§ AIM OF THE EXERCISE
Take the lines from the one with "Clone this chart in matplotlib." through the one with "plt.rcParams['font.family'] = ['Lato', 'DejaVu", both ends kept, and reproduce them exactly without the pictures.

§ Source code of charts
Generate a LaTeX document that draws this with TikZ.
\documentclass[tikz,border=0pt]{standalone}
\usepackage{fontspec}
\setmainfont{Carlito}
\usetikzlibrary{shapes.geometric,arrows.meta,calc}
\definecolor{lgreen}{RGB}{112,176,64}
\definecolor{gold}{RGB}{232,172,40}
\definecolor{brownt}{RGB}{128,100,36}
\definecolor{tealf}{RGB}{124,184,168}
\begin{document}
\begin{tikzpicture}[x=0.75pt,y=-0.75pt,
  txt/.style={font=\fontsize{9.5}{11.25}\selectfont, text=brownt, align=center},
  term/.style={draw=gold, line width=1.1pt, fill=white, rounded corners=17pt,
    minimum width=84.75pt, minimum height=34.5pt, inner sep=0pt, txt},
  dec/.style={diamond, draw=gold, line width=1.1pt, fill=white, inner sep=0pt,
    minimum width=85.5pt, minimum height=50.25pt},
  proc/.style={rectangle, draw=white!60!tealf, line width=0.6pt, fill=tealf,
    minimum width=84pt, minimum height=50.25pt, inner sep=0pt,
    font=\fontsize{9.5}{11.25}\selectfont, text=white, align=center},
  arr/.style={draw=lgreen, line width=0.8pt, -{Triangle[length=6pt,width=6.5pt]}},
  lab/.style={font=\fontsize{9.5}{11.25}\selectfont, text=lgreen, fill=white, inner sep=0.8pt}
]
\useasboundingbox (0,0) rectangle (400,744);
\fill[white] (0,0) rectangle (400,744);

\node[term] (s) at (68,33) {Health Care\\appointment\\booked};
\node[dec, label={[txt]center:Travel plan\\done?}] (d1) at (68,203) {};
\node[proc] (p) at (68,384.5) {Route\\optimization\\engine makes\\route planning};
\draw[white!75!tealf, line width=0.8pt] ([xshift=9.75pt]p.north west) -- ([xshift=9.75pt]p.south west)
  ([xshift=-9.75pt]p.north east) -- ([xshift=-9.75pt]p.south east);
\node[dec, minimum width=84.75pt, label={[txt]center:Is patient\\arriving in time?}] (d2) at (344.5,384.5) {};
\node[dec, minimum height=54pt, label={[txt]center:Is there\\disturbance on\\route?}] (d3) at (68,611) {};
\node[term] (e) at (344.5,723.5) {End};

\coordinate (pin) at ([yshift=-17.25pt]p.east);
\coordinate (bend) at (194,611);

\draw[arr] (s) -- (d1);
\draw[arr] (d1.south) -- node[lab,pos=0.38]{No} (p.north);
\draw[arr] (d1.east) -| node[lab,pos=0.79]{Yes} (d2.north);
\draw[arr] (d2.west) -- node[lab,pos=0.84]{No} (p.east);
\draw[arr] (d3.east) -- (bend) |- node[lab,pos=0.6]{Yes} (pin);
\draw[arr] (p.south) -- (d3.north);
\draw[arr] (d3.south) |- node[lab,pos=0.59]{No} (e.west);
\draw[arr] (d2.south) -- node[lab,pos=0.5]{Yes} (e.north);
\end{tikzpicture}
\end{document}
* * *
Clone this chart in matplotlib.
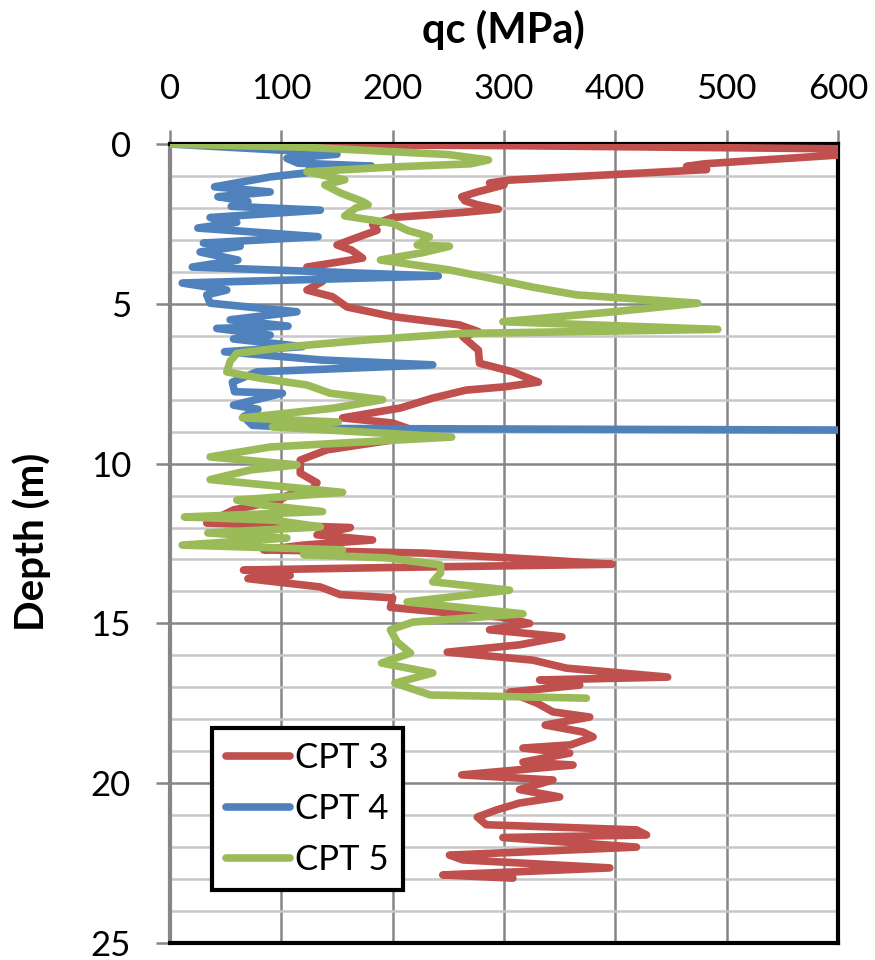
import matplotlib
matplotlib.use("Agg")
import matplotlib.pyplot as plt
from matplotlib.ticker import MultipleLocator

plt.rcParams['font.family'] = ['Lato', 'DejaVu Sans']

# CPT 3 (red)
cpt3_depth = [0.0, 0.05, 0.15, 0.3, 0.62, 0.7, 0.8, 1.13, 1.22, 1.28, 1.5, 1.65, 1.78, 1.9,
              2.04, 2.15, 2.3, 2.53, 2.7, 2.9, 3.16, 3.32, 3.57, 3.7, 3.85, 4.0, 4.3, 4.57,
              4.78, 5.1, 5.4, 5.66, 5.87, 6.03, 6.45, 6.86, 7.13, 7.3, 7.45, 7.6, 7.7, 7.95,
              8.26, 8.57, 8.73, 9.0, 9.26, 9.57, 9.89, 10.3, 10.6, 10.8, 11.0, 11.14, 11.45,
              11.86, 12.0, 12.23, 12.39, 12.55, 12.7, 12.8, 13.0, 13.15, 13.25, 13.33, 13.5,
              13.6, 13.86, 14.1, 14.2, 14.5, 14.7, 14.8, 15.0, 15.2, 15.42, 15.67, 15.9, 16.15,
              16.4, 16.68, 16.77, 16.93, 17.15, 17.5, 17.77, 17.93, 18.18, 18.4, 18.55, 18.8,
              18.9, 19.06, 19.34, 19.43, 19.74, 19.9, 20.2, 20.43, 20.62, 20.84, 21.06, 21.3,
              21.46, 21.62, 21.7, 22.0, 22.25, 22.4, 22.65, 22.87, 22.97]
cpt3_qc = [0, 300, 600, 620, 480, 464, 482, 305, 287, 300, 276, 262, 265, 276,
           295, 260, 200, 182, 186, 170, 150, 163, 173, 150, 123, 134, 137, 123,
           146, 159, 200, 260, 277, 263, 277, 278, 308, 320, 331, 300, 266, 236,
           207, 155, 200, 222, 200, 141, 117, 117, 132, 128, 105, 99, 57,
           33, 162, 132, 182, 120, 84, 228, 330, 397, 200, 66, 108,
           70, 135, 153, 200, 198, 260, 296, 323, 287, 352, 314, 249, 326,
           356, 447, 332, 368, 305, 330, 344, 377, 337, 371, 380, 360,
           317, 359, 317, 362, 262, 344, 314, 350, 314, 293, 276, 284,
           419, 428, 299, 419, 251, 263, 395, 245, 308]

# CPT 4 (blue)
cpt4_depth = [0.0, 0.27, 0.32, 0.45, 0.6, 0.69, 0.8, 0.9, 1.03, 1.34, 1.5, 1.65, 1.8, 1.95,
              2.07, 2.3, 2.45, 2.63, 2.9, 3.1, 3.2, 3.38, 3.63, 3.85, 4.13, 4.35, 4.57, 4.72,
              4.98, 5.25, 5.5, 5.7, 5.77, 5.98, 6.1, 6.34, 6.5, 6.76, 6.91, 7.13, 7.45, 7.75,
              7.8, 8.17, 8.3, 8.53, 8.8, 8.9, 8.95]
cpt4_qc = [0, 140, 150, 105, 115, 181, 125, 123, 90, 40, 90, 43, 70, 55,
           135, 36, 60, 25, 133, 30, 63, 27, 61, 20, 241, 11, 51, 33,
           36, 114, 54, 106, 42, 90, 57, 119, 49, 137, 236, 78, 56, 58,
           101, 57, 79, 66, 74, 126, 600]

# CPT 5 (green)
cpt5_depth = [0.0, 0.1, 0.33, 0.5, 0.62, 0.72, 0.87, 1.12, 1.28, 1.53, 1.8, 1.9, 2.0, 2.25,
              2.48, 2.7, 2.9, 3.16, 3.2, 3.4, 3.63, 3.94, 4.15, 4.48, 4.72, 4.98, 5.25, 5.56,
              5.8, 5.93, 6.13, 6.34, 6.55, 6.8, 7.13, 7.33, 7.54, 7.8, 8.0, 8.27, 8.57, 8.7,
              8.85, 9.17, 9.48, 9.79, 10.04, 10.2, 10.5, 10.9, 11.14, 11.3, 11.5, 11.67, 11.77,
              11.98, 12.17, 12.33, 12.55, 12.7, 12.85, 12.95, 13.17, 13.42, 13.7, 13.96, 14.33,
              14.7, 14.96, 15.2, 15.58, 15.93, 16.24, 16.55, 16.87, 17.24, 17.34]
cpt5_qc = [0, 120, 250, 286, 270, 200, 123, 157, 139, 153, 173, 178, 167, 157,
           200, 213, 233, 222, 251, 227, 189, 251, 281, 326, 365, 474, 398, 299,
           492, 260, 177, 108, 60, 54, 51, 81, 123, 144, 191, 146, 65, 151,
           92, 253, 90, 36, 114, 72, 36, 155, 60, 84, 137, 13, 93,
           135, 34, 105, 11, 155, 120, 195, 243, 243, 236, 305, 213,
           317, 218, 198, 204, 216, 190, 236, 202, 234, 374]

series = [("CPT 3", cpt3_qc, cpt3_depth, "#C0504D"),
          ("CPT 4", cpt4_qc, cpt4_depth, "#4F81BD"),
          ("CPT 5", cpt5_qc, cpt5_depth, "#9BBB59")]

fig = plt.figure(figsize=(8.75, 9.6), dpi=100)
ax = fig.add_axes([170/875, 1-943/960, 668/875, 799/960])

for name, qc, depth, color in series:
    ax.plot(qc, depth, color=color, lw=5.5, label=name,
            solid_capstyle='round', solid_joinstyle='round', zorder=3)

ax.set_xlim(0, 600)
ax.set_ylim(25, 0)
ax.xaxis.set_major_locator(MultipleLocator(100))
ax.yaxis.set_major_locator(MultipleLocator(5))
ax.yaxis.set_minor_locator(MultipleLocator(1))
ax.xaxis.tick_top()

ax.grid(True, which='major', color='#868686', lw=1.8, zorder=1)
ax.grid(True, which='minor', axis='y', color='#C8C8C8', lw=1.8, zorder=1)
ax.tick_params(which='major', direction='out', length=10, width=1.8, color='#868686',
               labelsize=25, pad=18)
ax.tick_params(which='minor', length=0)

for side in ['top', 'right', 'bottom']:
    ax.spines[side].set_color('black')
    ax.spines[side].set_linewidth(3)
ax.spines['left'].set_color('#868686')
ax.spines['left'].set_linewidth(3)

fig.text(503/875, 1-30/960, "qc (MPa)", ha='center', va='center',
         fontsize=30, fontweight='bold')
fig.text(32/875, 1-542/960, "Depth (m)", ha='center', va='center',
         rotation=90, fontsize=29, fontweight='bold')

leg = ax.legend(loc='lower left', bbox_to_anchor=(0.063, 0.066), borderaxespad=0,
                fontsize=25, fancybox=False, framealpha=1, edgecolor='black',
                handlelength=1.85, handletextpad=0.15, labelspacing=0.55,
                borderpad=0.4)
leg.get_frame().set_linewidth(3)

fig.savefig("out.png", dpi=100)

§ WORKED ANSWER
Clone this chart in matplotlib.
import matplotlib
matplotlib.use("Agg")
import matplotlib.pyplot as plt
from matplotlib.ticker import MultipleLocator

plt.rcParams['font.family'] = ['Lato', 'DejaVu Sans']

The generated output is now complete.